Material
# # # # # # #
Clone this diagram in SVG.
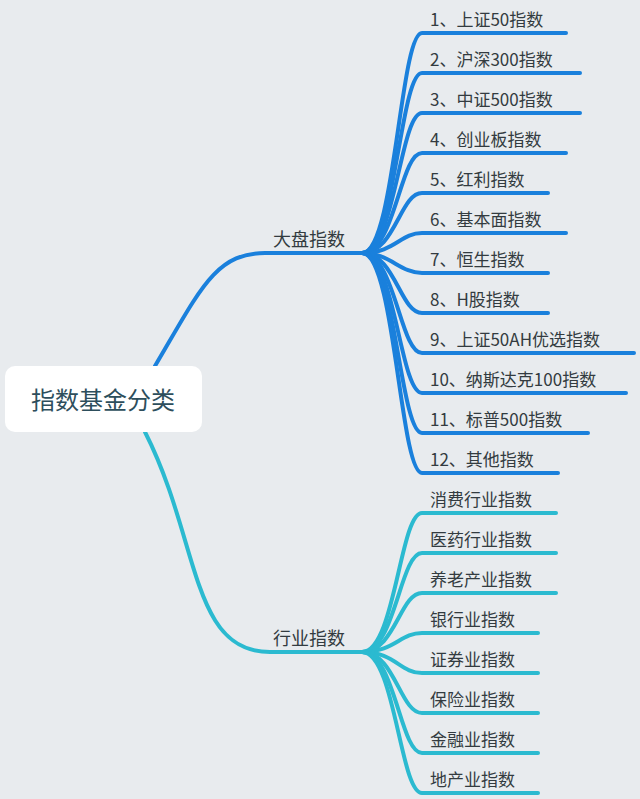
# # # # # # #
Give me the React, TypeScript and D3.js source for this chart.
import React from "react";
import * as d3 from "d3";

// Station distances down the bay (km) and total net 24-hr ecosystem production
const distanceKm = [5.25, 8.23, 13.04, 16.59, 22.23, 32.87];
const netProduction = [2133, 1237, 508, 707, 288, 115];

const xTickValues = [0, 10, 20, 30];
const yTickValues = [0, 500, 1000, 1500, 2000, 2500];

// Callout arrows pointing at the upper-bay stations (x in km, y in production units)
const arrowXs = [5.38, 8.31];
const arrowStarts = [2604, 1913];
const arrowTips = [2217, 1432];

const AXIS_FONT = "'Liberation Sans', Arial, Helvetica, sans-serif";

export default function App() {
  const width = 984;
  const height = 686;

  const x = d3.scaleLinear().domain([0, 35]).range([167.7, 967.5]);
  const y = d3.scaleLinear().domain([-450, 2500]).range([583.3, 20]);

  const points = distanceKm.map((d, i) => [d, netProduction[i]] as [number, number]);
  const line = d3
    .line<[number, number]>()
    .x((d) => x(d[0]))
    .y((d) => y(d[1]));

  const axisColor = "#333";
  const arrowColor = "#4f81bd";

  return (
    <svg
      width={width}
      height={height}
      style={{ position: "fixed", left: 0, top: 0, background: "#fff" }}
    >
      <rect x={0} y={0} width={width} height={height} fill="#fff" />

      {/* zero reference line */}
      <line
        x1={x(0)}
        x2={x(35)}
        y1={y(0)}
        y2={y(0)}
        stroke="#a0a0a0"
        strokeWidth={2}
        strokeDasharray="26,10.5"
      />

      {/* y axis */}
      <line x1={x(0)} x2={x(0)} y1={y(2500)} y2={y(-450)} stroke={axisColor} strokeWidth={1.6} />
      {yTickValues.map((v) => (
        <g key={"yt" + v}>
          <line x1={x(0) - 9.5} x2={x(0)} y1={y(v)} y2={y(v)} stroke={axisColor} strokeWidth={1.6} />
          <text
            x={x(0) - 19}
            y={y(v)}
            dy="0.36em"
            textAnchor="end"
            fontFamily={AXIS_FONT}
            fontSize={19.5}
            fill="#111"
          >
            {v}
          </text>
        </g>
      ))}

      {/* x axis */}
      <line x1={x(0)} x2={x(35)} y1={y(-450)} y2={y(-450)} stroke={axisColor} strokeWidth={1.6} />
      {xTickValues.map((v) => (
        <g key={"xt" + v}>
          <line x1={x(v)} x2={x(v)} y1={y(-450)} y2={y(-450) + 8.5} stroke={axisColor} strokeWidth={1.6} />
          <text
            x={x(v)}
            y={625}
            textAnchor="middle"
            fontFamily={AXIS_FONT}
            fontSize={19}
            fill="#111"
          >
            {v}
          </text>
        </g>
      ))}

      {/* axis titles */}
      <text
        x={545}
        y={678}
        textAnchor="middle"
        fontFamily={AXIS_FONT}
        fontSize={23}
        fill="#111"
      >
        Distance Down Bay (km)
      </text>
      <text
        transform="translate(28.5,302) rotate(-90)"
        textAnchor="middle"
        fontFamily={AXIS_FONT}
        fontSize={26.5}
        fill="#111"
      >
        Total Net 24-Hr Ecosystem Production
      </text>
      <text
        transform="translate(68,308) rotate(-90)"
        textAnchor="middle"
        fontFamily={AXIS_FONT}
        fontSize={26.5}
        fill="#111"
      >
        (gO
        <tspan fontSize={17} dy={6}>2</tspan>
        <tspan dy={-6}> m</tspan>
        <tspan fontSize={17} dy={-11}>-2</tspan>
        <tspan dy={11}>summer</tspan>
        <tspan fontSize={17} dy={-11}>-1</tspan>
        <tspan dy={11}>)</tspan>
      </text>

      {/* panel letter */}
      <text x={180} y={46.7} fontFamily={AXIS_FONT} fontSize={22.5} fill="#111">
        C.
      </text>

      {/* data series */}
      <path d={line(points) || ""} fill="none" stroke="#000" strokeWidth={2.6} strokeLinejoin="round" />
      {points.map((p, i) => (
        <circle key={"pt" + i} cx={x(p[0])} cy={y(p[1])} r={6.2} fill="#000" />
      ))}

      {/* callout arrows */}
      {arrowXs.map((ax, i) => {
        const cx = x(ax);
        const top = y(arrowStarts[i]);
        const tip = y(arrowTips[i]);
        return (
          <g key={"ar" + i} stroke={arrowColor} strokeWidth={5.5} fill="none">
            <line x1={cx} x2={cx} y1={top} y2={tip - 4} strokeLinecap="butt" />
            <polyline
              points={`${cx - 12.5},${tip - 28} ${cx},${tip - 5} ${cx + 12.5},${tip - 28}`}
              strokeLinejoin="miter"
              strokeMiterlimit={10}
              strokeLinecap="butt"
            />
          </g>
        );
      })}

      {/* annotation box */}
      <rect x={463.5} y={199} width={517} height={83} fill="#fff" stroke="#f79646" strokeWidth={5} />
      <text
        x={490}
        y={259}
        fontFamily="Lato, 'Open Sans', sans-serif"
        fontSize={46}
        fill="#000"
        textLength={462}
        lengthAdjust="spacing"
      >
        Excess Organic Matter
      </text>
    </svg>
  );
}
# # # # # # #
What to produce
Look back at the entries above and repeat, unchanged, every line from the line holding "Give me the" through the line holding "d3.scaleLinear().domain([-450, 2500]).range([583.3, 20]);".

Task result
Give me the React, TypeScript and D3.js source for this chart.
import React from "react";
import * as d3 from "d3";

// Station distances down the bay (km) and total net 24-hr ecosystem production
const distanceKm = [5.25, 8.23, 13.04, 16.59, 22.23, 32.87];
const netProduction = [2133, 1237, 508, 707, 288, 115];

const xTickValues = [0, 10, 20, 30];
const yTickValues = [0, 500, 1000, 1500, 2000, 2500];

// Callout arrows pointing at the upper-bay stations (x in km, y in production units)
const arrowXs = [5.38, 8.31];
const arrowStarts = [2604, 1913];
const arrowTips = [2217, 1432];

const AXIS_FONT = "'Liberation Sans', Arial, Helvetica, sans-serif";

export default function App() {
  const width = 984;
  const height = 686;

  const x = d3.scaleLinear().domain([0, 35]).range([167.7, 967.5]);
  const y = d3.scaleLinear().domain([-450, 2500]).range([583.3, 20]);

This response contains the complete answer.